• **Problem to work on**: Every line of the material is to be quoted verbatim, minus the pictures.

■ ■ ■

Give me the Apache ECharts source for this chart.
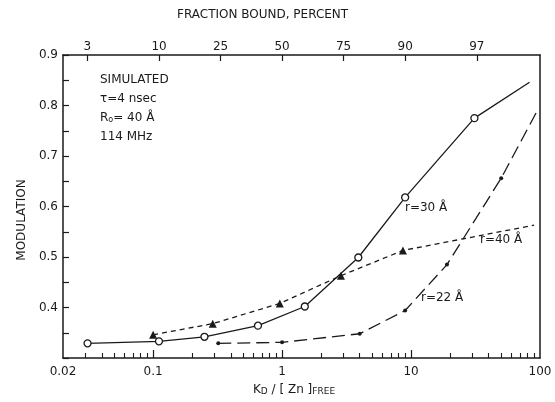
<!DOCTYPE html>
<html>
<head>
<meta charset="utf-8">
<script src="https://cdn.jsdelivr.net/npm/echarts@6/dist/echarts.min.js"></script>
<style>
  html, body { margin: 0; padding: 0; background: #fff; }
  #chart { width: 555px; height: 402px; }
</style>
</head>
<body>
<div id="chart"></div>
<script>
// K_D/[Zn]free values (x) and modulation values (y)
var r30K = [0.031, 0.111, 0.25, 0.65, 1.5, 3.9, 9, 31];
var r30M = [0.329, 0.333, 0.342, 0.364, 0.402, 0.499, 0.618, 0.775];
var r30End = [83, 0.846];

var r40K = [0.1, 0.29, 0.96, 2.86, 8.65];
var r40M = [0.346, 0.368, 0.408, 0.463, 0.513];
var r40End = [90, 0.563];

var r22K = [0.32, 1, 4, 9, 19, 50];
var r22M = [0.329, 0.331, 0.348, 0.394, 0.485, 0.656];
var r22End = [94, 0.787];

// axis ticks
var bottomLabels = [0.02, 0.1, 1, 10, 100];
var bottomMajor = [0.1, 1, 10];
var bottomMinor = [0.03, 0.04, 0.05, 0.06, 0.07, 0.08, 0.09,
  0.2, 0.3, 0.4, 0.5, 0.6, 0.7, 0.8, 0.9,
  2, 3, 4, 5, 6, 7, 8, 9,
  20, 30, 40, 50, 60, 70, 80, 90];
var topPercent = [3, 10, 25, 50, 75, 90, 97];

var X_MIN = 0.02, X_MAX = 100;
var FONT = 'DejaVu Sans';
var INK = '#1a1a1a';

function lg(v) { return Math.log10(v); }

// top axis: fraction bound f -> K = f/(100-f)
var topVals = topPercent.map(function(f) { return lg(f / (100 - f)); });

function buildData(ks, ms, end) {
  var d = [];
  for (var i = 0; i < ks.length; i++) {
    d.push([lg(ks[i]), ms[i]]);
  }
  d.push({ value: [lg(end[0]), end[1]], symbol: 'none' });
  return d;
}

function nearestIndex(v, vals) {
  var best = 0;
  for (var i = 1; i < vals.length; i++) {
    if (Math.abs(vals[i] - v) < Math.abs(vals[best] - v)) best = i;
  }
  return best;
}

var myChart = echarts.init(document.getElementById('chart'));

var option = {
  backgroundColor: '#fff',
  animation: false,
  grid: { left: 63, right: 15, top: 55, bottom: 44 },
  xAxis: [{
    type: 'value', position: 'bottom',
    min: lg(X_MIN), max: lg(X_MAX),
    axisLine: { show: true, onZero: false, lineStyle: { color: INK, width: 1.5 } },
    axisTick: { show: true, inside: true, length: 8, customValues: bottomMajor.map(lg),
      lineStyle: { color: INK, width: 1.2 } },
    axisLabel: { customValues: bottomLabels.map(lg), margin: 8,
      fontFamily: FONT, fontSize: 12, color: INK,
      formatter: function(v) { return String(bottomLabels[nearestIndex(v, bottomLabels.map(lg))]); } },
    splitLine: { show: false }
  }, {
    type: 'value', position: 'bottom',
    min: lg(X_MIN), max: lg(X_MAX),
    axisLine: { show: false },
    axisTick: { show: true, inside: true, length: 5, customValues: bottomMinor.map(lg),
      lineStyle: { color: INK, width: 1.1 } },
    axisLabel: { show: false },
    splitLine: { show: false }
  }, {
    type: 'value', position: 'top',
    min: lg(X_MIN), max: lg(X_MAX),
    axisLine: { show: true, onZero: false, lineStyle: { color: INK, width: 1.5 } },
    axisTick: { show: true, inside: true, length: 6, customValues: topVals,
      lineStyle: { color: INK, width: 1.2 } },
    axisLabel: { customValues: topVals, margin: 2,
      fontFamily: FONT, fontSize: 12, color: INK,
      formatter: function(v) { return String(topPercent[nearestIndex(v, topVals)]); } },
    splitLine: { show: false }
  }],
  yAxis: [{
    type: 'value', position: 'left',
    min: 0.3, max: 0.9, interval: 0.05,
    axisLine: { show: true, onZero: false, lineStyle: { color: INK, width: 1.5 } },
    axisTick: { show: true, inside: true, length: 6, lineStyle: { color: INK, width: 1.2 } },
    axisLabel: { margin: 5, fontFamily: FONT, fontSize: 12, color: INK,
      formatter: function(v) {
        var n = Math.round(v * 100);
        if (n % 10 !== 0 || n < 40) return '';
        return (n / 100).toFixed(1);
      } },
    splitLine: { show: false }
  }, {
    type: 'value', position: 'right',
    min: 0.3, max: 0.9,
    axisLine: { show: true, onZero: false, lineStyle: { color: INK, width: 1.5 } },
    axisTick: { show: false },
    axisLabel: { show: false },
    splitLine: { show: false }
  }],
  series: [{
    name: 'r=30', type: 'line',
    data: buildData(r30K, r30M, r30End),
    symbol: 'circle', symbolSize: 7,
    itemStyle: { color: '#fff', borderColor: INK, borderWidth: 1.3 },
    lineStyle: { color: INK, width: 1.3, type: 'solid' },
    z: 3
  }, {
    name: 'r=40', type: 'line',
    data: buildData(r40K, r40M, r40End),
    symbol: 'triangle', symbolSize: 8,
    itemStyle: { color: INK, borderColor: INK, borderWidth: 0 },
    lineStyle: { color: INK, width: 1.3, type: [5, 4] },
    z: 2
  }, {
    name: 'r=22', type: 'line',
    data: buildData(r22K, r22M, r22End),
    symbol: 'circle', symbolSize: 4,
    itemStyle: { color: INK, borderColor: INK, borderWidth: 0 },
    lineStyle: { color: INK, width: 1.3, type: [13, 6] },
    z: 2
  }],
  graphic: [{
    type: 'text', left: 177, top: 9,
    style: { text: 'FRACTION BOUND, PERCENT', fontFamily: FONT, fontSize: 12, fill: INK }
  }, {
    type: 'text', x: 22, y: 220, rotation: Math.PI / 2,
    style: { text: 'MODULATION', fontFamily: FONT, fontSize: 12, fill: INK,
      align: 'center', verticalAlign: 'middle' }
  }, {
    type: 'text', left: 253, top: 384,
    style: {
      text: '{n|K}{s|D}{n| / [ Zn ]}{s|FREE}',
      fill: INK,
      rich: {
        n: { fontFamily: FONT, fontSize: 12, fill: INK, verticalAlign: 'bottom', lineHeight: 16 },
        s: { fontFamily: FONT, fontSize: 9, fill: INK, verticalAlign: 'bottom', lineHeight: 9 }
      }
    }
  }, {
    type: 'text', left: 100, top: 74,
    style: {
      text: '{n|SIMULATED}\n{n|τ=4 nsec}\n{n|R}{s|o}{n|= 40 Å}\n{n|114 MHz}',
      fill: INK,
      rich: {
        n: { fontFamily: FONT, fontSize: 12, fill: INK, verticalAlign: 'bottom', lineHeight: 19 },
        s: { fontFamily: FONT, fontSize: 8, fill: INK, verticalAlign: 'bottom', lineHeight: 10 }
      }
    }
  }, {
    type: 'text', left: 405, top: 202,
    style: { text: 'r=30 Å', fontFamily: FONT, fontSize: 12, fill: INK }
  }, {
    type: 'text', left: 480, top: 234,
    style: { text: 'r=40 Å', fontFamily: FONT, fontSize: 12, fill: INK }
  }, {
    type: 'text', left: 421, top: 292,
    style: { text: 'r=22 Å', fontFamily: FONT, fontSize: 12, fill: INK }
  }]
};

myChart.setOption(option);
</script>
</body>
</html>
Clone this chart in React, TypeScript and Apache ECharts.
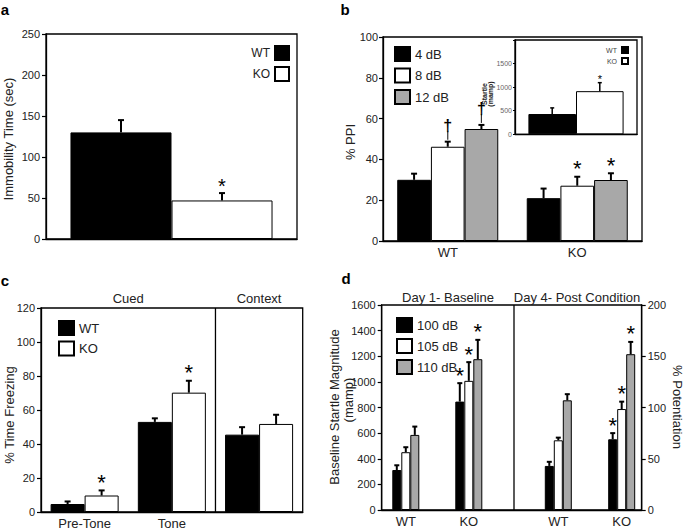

■ ■ ■

• **Answer below**:
Give me the Apache ECharts source for this chart.
<!DOCTYPE html>
<html>
<head>
<meta charset="utf-8">
<script src="https://cdn.jsdelivr.net/npm/echarts@6/dist/echarts.min.js"></script>
<style>
  html, body { margin: 0; padding: 0; background: #fff; }
  #chart { width: 555px; height: 402px; }
</style>
</head>
<body>
<div id="chart"></div>
<script>
// K_D/[Zn]free values (x) and modulation values (y)
var r30K = [0.031, 0.111, 0.25, 0.65, 1.5, 3.9, 9, 31];
var r30M = [0.329, 0.333, 0.342, 0.364, 0.402, 0.499, 0.618, 0.775];
var r30End = [83, 0.846];

var r40K = [0.1, 0.29, 0.96, 2.86, 8.65];
var r40M = [0.346, 0.368, 0.408, 0.463, 0.513];
var r40End = [90, 0.563];

var r22K = [0.32, 1, 4, 9, 19, 50];
var r22M = [0.329, 0.331, 0.348, 0.394, 0.485, 0.656];
var r22End = [94, 0.787];

// axis ticks
var bottomLabels = [0.02, 0.1, 1, 10, 100];
var bottomMajor = [0.1, 1, 10];
var bottomMinor = [0.03, 0.04, 0.05, 0.06, 0.07, 0.08, 0.09,
  0.2, 0.3, 0.4, 0.5, 0.6, 0.7, 0.8, 0.9,
  2, 3, 4, 5, 6, 7, 8, 9,
  20, 30, 40, 50, 60, 70, 80, 90];
var topPercent = [3, 10, 25, 50, 75, 90, 97];

var X_MIN = 0.02, X_MAX = 100;
var FONT = 'DejaVu Sans';
var INK = '#1a1a1a';

function lg(v) { return Math.log10(v); }

// top axis: fraction bound f -> K = f/(100-f)
var topVals = topPercent.map(function(f) { return lg(f / (100 - f)); });

function buildData(ks, ms, end) {
  var d = [];
  for (var i = 0; i < ks.length; i++) {
    d.push([lg(ks[i]), ms[i]]);
  }
  d.push({ value: [lg(end[0]), end[1]], symbol: 'none' });
  return d;
}

function nearestIndex(v, vals) {
  var best = 0;
  for (var i = 1; i < vals.length; i++) {
    if (Math.abs(vals[i] - v) < Math.abs(vals[best] - v)) best = i;
  }
  return best;
}

var myChart = echarts.init(document.getElementById('chart'));

var option = {
  backgroundColor: '#fff',
  animation: false,
  grid: { left: 63, right: 15, top: 55, bottom: 44 },
  xAxis: [{
    type: 'value', position: 'bottom',
    min: lg(X_MIN), max: lg(X_MAX),
    axisLine: { show: true, onZero: false, lineStyle: { color: INK, width: 1.5 } },
    axisTick: { show: true, inside: true, length: 8, customValues: bottomMajor.map(lg),
      lineStyle: { color: INK, width: 1.2 } },
    axisLabel: { customValues: bottomLabels.map(lg), margin: 8,
      fontFamily: FONT, fontSize: 12, color: INK,
      formatter: function(v) { return String(bottomLabels[nearestIndex(v, bottomLabels.map(lg))]); } },
    splitLine: { show: false }
  }, {
    type: 'value', position: 'bottom',
    min: lg(X_MIN), max: lg(X_MAX),
    axisLine: { show: false },
    axisTick: { show: true, inside: true, length: 5, customValues: bottomMinor.map(lg),
      lineStyle: { color: INK, width: 1.1 } },
    axisLabel: { show: false },
    splitLine: { show: false }
  }, {
    type: 'value', position: 'top',
    min: lg(X_MIN), max: lg(X_MAX),
    axisLine: { show: true, onZero: false, lineStyle: { color: INK, width: 1.5 } },
    axisTick: { show: true, inside: true, length: 6, customValues: topVals,
      lineStyle: { color: INK, width: 1.2 } },
    axisLabel: { customValues: topVals, margin: 2,
      fontFamily: FONT, fontSize: 12, color: INK,
      formatter: function(v) { return String(topPercent[nearestIndex(v, topVals)]); } },
    splitLine: { show: false }
  }],
  yAxis: [{
    type: 'value', position: 'left',
    min: 0.3, max: 0.9, interval: 0.05,
    axisLine: { show: true, onZero: false, lineStyle: { color: INK, width: 1.5 } },
    axisTick: { show: true, inside: true, length: 6, lineStyle: { color: INK, width: 1.2 } },
    axisLabel: { margin: 5, fontFamily: FONT, fontSize: 12, color: INK,
      formatter: function(v) {
        var n = Math.round(v * 100);
        if (n % 10 !== 0 || n < 40) return '';
        return (n / 100).toFixed(1);
      } },
    splitLine: { show: false }
  }, {
    type: 'value', position: 'right',
    min: 0.3, max: 0.9,
    axisLine: { show: true, onZero: false, lineStyle: { color: INK, width: 1.5 } },
    axisTick: { show: false },
    axisLabel: { show: false },
    splitLine: { show: false }
  }],
  series: [{
    name: 'r=30', type: 'line',
    data: buildData(r30K, r30M, r30End),
    symbol: 'circle', symbolSize: 7,
    itemStyle: { color: '#fff', borderColor: INK, borderWidth: 1.3 },
    lineStyle: { color: INK, width: 1.3, type: 'solid' },
    z: 3
  }, {
    name: 'r=40', type: 'line',
    data: buildData(r40K, r40M, r40End),
    symbol: 'triangle', symbolSize: 8,
    itemStyle: { color: INK, borderColor: INK, borderWidth: 0 },
    lineStyle: { color: INK, width: 1.3, type: [5, 4] },
    z: 2
  }, {
    name: 'r=22', type: 'line',
    data: buildData(r22K, r22M, r22End),
    symbol: 'circle', symbolSize: 4,
    itemStyle: { color: INK, borderColor: INK, borderWidth: 0 },
    lineStyle: { color: INK, width: 1.3, type: [13, 6] },
    z: 2
  }],
  graphic: [{
    type: 'text', left: 177, top: 9,
    style: { text: 'FRACTION BOUND, PERCENT', fontFamily: FONT, fontSize: 12, fill: INK }
  }, {
    type: 'text', x: 22, y: 220, rotation: Math.PI / 2,
    style: { text: 'MODULATION', fontFamily: FONT, fontSize: 12, fill: INK,
      align: 'center', verticalAlign: 'middle' }
  }, {
    type: 'text', left: 253, top: 384,
    style: {
      text: '{n|K}{s|D}{n| / [ Zn ]}{s|FREE}',
      fill: INK,
      rich: {
        n: { fontFamily: FONT, fontSize: 12, fill: INK, verticalAlign: 'bottom', lineHeight: 16 },
        s: { fontFamily: FONT, fontSize: 9, fill: INK, verticalAlign: 'bottom', lineHeight: 9 }
      }
    }
  }, {
    type: 'text', left: 100, top: 74,
    style: {
      text: '{n|SIMULATED}\n{n|τ=4 nsec}\n{n|R}{s|o}{n|= 40 Å}\n{n|114 MHz}',
      fill: INK,
      rich: {
        n: { fontFamily: FONT, fontSize: 12, fill: INK, verticalAlign: 'bottom', lineHeight: 19 },
        s: { fontFamily: FONT, fontSize: 8, fill: INK, verticalAlign: 'bottom', lineHeight: 10 }
      }
    }
  }, {
    type: 'text', left: 405, top: 202,
    style: { text: 'r=30 Å', fontFamily: FONT, fontSize: 12, fill: INK }
  }, {
    type: 'text', left: 480, top: 234,
    style: { text: 'r=40 Å', fontFamily: FONT, fontSize: 12, fill: INK }
  }, {
    type: 'text', left: 421, top: 292,
    style: { text: 'r=22 Å', fontFamily: FONT, fontSize: 12, fill: INK }
  }]
};

myChart.setOption(option);
</script>
</body>
</html>
Clone this chart in React, TypeScript and Apache ECharts.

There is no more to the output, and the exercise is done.